The Department of Education recently
enacted new rules for Income-Based Repayment (IBR) of student loans. The
hallmark of this “reform,” according to the WSWS,
is that a small fraction of students will now be able to repay their loans in
20 years instead of 25 and their rates will go down from 15% of their
discretionary income to 10%. The change will have no effect on undergraduates
and may end up costing more for those who go on to earn graduate degrees if
their starting salaries upon graduation are under $33,000 per year.
While tuition has been rising faster
than the rate of inflation for the past decade the amount of student aid has
been declining. Federal grants dropped 5% over the past year, the first decline
in five years. Federal work study fell by 4% to $972 million—the first time it
fell below $1 billion in over a decade. The Obama Administration has also
implemented cuts to Pell Grants and interest rate subsidies.
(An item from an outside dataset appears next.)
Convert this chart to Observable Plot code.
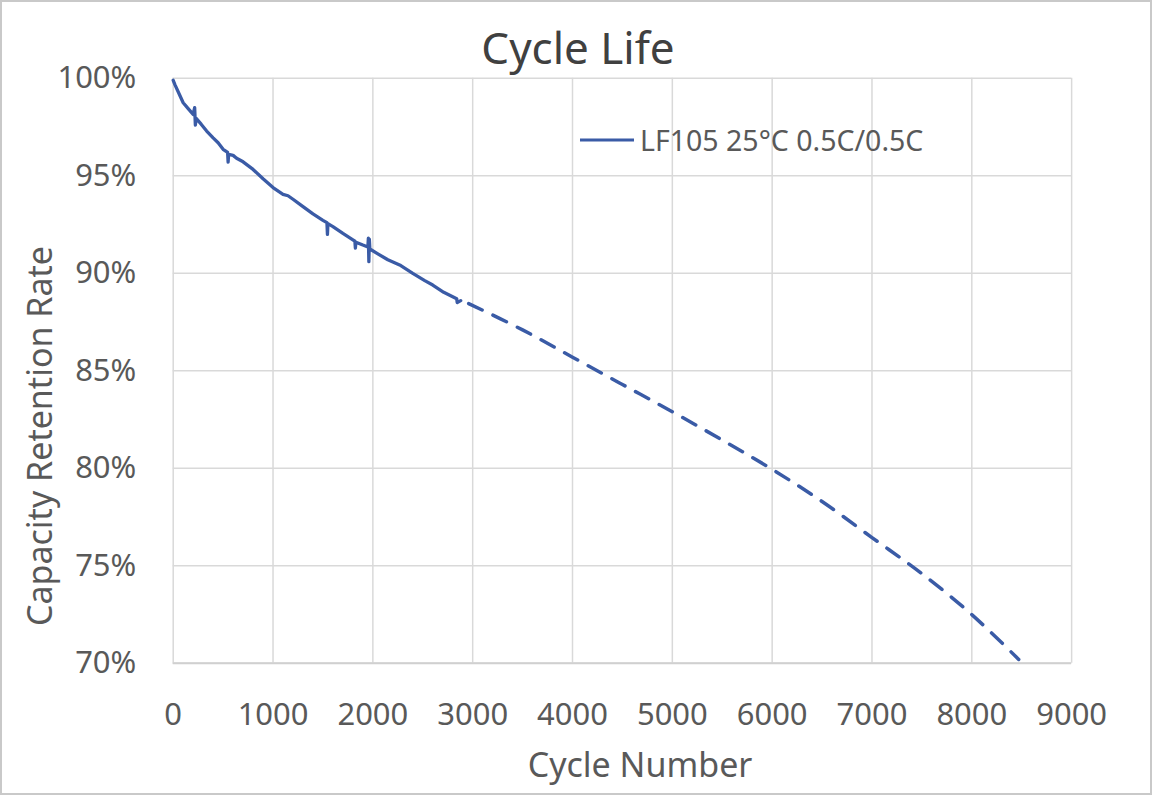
<!DOCTYPE html>
<html>
<head>
<meta charset="utf-8">
<script src="https://cdn.jsdelivr.net/npm/d3@7"></script>
<script src="https://cdn.jsdelivr.net/npm/@observablehq/plot@0.6"></script>
<style>
  html, body { margin: 0; padding: 0; background: #fff; }
  #wrap { position: relative; width: 1152px; height: 795px; box-sizing: border-box; border: 2px solid #c9c9c9; background: #fff; overflow: hidden; font-family: "Noto Sans", sans-serif; color: #595959; }
  #chart { position: absolute; left: -2px; top: -2px; }
  .t { position: absolute; white-space: nowrap; }
  #title { left: 576px; top: 45px; transform: translate(-50%, -50%); font-size: 44px; color: #404040; }
  #xtitle { left: 638px; top: 762px; transform: translate(-50%, -50%); font-size: 34px; }
  #ytitle { left: 37px; top: 434px; transform: translate(-50%, -50%) rotate(-90deg); font-size: 34px; }
  #legend { left: 578px; top: 138px; transform: translateY(-50%); font-size: 28.5px; display: flex; align-items: center; }
  #legend svg { margin-right: 6px; }
</style>
</head>
<body>
<div id="wrap">
  <div id="chart"></div>
  <div class="t" id="title"></div>
  <div class="t" id="xtitle"></div>
  <div class="t" id="ytitle"></div>
  <div class="t" id="legend"></div>
</div>
<script>
// ---- Data ----
const chartTitle = "Cycle Life";
const xTitle = "Cycle Number";
const yTitle = "Capacity Retention Rate";
const seriesName = "LF105 25°C 0.5C/0.5C";

const xTicks = [0, 1000, 2000, 3000, 4000, 5000, 6000, 7000, 8000, 9000];
const yTicks = [70, 75, 80, 85, 90, 95, 100];

// measured (solid) curve
const measuredCycles = [0, 17, 60, 100, 150, 200, 215, 222, 230, 280, 335, 400, 450, 500, 545, 550, 555, 600, 635, 700, 800, 900, 1000, 1100, 1150, 1200, 1290, 1400, 1500, 1540, 1545, 1550, 1600, 1700, 1800, 1820, 1825, 1830, 1900, 1950, 1955, 1960, 1965, 1970, 2050, 2150, 2280, 2400, 2520, 2600, 2710, 2800, 2840, 2845, 2880];
const measuredRetention = [99.9, 99.68, 99.2, 98.75, 98.45, 98.15, 98.5, 97.6, 97.95, 97.65, 97.3, 96.95, 96.7, 96.36, 96.2, 95.7, 96.1, 96.05, 95.9, 95.72, 95.33, 94.85, 94.4, 94.05, 93.98, 93.8, 93.46, 93.05, 92.72, 92.6, 92.0, 92.55, 92.4, 92.05, 91.72, 91.65, 91.3, 91.6, 91.45, 91.35, 91.8, 90.6, 91.75, 91.25, 91.0, 90.7, 90.4, 90.0, 89.63, 89.4, 89.03, 88.8, 88.7, 88.5, 88.6];

// projected (dashed) curve
const projectedCycles = [2960, 3500, 4000, 4500, 5000, 5500, 6000, 6500, 7000, 7500, 8000, 8470];
const projectedRetention = [88.45, 87.1, 85.7, 84.3, 82.9, 81.45, 79.95, 78.3, 76.45, 74.6, 72.5, 70.2];

const measured = measuredCycles.map((c, i) => ({cycle: c, retention: measuredRetention[i]}));
const projected = projectedCycles.map((c, i) => ({cycle: c, retention: projectedRetention[i]}));

const lineColor = "#3a5ba6";
const gridColor = "#d9d9d9";

const chart = Plot.plot({
  width: 1152,
  height: 795,
  marginLeft: 173,
  marginRight: 79,
  marginTop: 78,
  marginBottom: 131,
  style: {fontFamily: "Noto Sans, sans-serif", fontSize: "31px", color: "#595959", background: "transparent"},
  x: {domain: [0, 9000]},
  y: {domain: [70, 100]},
  marks: [
    Plot.gridX(xTicks, {stroke: gridColor, strokeOpacity: 1, strokeWidth: 1.5}),
    Plot.gridY(yTicks, {stroke: gridColor, strokeOpacity: 1, strokeWidth: 1.5}),
    Plot.ruleY([70], {stroke: "#d0d0d0", strokeWidth: 2}),
    Plot.axisX(xTicks, {tickSize: 0, tickPadding: 40, fontSize: 31, label: null, tickFormat: d => String(d)}),
    Plot.axisY(yTicks, {tickSize: 0, tickPadding: 37, fontSize: 31, label: null, tickFormat: d => d + "%"}),
    Plot.line(measured, {x: "cycle", y: "retention", stroke: lineColor, strokeWidth: 3.3, strokeLinejoin: "round"}),
    Plot.line(projected, {x: "cycle", y: "retention", stroke: lineColor, strokeWidth: 3.5, strokeDasharray: "15,12", curve: "catmull-rom"})
  ]
});
document.getElementById("chart").appendChild(chart);

document.getElementById("title").textContent = chartTitle;
document.getElementById("xtitle").textContent = xTitle;
document.getElementById("ytitle").textContent = yTitle;
const leg = document.getElementById("legend");
leg.innerHTML = `<svg width="54" height="6"><line x1="0" x2="54" y1="3" y2="3" stroke="${lineColor}" stroke-width="3"/></svg><span></span>`;
leg.querySelector("span").textContent = seriesName;
</script>
</body>
</html>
Despite declining federal aid for
students, need has actually been growing. A new report from the Project on
Student Debt suggests that 66% of students must now borrow in order to afford a
higher education. Student debt has risen by $303 billion since 2008, while the default rate has
increased over 53% over the past several years. This has resulted in a recent
series of new laws in some states to curtail recruiting scams at diploma mills
(see here).
Obama’s student debt plan is clearly
not designed to put any kind of dent in the problems of student indebtedness or
defaults. Rather, its main goal is to protect the interests of the banks and investors
that profit from student loans. The initial lenders are able to borrow from the
Federal Reserve at just over 0%, while charging students anywhere from 3.4% to
more than 10%. At the same time, hedge funds have been trading in student loans
much like they do with mortgages and profiting handsomely from it.